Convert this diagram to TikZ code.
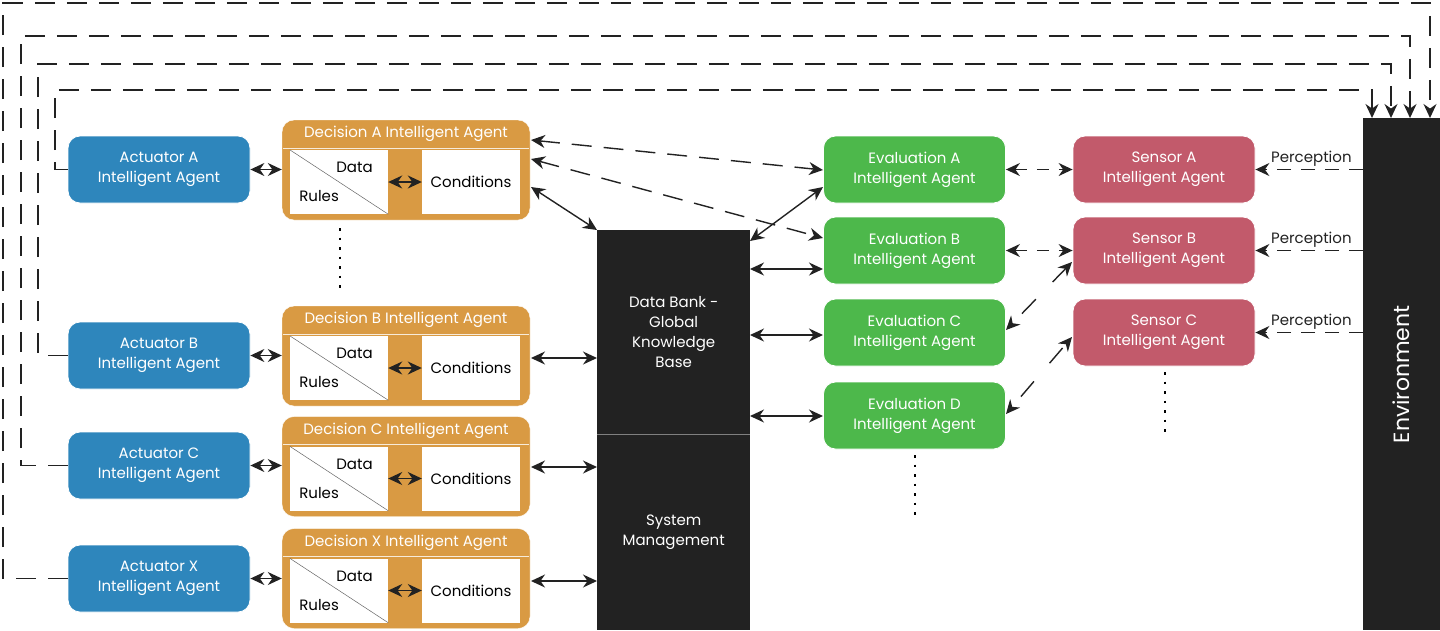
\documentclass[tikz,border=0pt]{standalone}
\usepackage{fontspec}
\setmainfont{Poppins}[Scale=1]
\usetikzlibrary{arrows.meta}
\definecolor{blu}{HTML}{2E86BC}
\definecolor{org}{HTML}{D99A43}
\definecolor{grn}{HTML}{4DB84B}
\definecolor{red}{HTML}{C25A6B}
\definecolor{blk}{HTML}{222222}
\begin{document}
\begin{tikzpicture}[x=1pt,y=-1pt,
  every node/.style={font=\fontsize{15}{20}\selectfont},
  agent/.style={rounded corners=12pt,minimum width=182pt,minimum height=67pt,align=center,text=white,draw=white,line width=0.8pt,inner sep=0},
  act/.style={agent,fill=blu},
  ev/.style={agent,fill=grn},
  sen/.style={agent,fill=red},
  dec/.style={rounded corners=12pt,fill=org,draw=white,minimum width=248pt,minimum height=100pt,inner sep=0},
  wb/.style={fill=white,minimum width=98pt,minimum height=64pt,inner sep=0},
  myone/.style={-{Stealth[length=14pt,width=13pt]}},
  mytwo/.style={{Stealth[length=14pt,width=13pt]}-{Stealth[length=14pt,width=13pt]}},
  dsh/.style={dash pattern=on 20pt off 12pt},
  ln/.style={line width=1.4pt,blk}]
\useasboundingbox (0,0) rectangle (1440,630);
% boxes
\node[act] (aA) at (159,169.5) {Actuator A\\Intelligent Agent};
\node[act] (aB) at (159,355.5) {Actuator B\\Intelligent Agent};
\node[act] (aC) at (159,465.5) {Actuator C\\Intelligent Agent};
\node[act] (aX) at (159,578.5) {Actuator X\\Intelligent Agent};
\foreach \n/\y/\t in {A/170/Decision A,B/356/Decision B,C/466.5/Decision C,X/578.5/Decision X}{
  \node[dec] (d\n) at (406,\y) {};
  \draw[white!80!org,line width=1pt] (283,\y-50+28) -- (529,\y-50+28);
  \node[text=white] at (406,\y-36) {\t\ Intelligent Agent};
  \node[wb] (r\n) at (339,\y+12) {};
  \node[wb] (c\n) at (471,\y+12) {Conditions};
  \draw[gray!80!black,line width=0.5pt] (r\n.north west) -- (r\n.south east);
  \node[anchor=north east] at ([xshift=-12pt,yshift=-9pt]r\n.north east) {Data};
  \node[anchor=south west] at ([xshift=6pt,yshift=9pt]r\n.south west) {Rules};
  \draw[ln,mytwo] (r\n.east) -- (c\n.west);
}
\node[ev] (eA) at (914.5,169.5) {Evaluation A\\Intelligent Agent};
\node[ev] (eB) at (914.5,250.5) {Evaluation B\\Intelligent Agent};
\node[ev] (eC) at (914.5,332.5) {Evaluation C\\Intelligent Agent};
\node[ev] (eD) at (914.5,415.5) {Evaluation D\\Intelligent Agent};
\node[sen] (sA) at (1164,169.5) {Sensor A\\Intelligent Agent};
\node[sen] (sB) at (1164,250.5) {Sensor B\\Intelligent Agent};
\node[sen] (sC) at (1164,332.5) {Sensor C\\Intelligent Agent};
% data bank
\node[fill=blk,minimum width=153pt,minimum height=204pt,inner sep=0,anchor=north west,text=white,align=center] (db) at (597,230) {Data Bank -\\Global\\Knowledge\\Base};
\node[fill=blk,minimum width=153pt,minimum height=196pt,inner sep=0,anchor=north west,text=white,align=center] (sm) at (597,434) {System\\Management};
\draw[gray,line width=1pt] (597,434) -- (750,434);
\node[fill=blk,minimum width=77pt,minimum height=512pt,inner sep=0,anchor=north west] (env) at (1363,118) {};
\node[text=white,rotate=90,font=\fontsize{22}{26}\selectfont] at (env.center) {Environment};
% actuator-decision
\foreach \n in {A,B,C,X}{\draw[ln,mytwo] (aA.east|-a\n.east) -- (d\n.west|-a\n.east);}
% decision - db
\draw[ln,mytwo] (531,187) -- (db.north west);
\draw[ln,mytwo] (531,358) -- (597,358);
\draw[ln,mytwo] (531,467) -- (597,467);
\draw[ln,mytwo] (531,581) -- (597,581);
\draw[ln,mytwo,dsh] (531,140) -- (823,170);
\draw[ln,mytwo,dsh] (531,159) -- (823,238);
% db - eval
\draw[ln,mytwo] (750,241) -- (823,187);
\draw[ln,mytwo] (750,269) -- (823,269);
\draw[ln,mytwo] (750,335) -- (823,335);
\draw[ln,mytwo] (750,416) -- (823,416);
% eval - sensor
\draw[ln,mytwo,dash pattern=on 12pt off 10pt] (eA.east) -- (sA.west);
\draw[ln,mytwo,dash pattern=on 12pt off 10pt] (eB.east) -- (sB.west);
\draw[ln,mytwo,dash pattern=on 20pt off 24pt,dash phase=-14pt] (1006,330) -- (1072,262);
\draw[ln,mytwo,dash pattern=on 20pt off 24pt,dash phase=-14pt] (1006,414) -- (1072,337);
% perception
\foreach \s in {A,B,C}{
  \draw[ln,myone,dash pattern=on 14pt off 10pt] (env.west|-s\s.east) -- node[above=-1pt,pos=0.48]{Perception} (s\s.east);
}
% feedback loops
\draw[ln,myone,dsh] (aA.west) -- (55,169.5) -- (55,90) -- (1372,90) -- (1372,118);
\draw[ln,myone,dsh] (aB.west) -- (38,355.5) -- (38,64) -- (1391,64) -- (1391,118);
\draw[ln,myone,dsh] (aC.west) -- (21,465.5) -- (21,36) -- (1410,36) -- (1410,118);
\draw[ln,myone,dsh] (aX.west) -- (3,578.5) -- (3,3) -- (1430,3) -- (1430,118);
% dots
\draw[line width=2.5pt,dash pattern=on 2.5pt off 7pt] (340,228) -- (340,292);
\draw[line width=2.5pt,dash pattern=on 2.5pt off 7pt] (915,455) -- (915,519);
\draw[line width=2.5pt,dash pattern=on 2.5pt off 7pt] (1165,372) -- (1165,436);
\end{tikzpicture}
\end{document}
□ □ □ □ □ □ □
● **WHAT IS EXPECTED**: Reproduce each line exactly, please, except for any pictures.

● **THE SOLUTION**:
Convert this diagram to TikZ code.
\documentclass[tikz,border=0pt]{standalone}
\usepackage{fontspec}
\setmainfont{Poppins}[Scale=1]
\usetikzlibrary{arrows.meta}
\definecolor{blu}{HTML}{2E86BC}
\definecolor{org}{HTML}{D99A43}
\definecolor{grn}{HTML}{4DB84B}
\definecolor{red}{HTML}{C25A6B}
\definecolor{blk}{HTML}{222222}
\begin{document}
\begin{tikzpicture}[x=1pt,y=-1pt,
  every node/.style={font=\fontsize{15}{20}\selectfont},
  agent/.style={rounded corners=12pt,minimum width=182pt,minimum height=67pt,align=center,text=white,draw=white,line width=0.8pt,inner sep=0},
  act/.style={agent,fill=blu},
  ev/.style={agent,fill=grn},
  sen/.style={agent,fill=red},
  dec/.style={rounded corners=12pt,fill=org,draw=white,minimum width=248pt,minimum height=100pt,inner sep=0},
  wb/.style={fill=white,minimum width=98pt,minimum height=64pt,inner sep=0},
  myone/.style={-{Stealth[length=14pt,width=13pt]}},
  mytwo/.style={{Stealth[length=14pt,width=13pt]}-{Stealth[length=14pt,width=13pt]}},
  dsh/.style={dash pattern=on 20pt off 12pt},
  ln/.style={line width=1.4pt,blk}]
\useasboundingbox (0,0) rectangle (1440,630);
% boxes
\node[act] (aA) at (159,169.5) {Actuator A\\Intelligent Agent};
\node[act] (aB) at (159,355.5) {Actuator B\\Intelligent Agent};
\node[act] (aC) at (159,465.5) {Actuator C\\Intelligent Agent};
\node[act] (aX) at (159,578.5) {Actuator X\\Intelligent Agent};
\foreach \n/\y/\t in {A/170/Decision A,B/356/Decision B,C/466.5/Decision C,X/578.5/Decision X}{
  \node[dec] (d\n) at (406,\y) {};
  \draw[white!80!org,line width=1pt] (283,\y-50+28) -- (529,\y-50+28);
  \node[text=white] at (406,\y-36) {\t\ Intelligent Agent};
  \node[wb] (r\n) at (339,\y+12) {};
  \node[wb] (c\n) at (471,\y+12) {Conditions};
  \draw[gray!80!black,line width=0.5pt] (r\n.north west) -- (r\n.south east);
  \node[anchor=north east] at ([xshift=-12pt,yshift=-9pt]r\n.north east) {Data};
  \node[anchor=south west] at ([xshift=6pt,yshift=9pt]r\n.south west) {Rules};
  \draw[ln,mytwo] (r\n.east) -- (c\n.west);
}
\node[ev] (eA) at (914.5,169.5) {Evaluation A\\Intelligent Agent};
\node[ev] (eB) at (914.5,250.5) {Evaluation B\\Intelligent Agent};
\node[ev] (eC) at (914.5,332.5) {Evaluation C\\Intelligent Agent};
\node[ev] (eD) at (914.5,415.5) {Evaluation D\\Intelligent Agent};
\node[sen] (sA) at (1164,169.5) {Sensor A\\Intelligent Agent};
\node[sen] (sB) at (1164,250.5) {Sensor B\\Intelligent Agent};
\node[sen] (sC) at (1164,332.5) {Sensor C\\Intelligent Agent};
% data bank
\node[fill=blk,minimum width=153pt,minimum height=204pt,inner sep=0,anchor=north west,text=white,align=center] (db) at (597,230) {Data Bank -\\Global\\Knowledge\\Base};
\node[fill=blk,minimum width=153pt,minimum height=196pt,inner sep=0,anchor=north west,text=white,align=center] (sm) at (597,434) {System\\Management};
\draw[gray,line width=1pt] (597,434) -- (750,434);
\node[fill=blk,minimum width=77pt,minimum height=512pt,inner sep=0,anchor=north west] (env) at (1363,118) {};
\node[text=white,rotate=90,font=\fontsize{22}{26}\selectfont] at (env.center) {Environment};
% actuator-decision
\foreach \n in {A,B,C,X}{\draw[ln,mytwo] (aA.east|-a\n.east) -- (d\n.west|-a\n.east);}
% decision - db
\draw[ln,mytwo] (531,187) -- (db.north west);
\draw[ln,mytwo] (531,358) -- (597,358);
\draw[ln,mytwo] (531,467) -- (597,467);
\draw[ln,mytwo] (531,581) -- (597,581);
\draw[ln,mytwo,dsh] (531,140) -- (823,170);
\draw[ln,mytwo,dsh] (531,159) -- (823,238);
% db - eval
\draw[ln,mytwo] (750,241) -- (823,187);
\draw[ln,mytwo] (750,269) -- (823,269);
\draw[ln,mytwo] (750,335) -- (823,335);
\draw[ln,mytwo] (750,416) -- (823,416);
% eval - sensor
\draw[ln,mytwo,dash pattern=on 12pt off 10pt] (eA.east) -- (sA.west);
\draw[ln,mytwo,dash pattern=on 12pt off 10pt] (eB.east) -- (sB.west);
\draw[ln,mytwo,dash pattern=on 20pt off 24pt,dash phase=-14pt] (1006,330) -- (1072,262);
\draw[ln,mytwo,dash pattern=on 20pt off 24pt,dash phase=-14pt] (1006,414) -- (1072,337);
% perception
\foreach \s in {A,B,C}{
  \draw[ln,myone,dash pattern=on 14pt off 10pt] (env.west|-s\s.east) -- node[above=-1pt,pos=0.48]{Perception} (s\s.east);
}
% feedback loops
\draw[ln,myone,dsh] (aA.west) -- (55,169.5) -- (55,90) -- (1372,90) -- (1372,118);
\draw[ln,myone,dsh] (aB.west) -- (38,355.5) -- (38,64) -- (1391,64) -- (1391,118);
\draw[ln,myone,dsh] (aC.west) -- (21,465.5) -- (21,36) -- (1410,36) -- (1410,118);
\draw[ln,myone,dsh] (aX.west) -- (3,578.5) -- (3,3) -- (1430,3) -- (1430,118);
% dots
\draw[line width=2.5pt,dash pattern=on 2.5pt off 7pt] (340,228) -- (340,292);
\draw[line width=2.5pt,dash pattern=on 2.5pt off 7pt] (915,455) -- (915,519);
\draw[line width=2.5pt,dash pattern=on 2.5pt off 7pt] (1165,372) -- (1165,436);
\end{tikzpicture}
\end{document}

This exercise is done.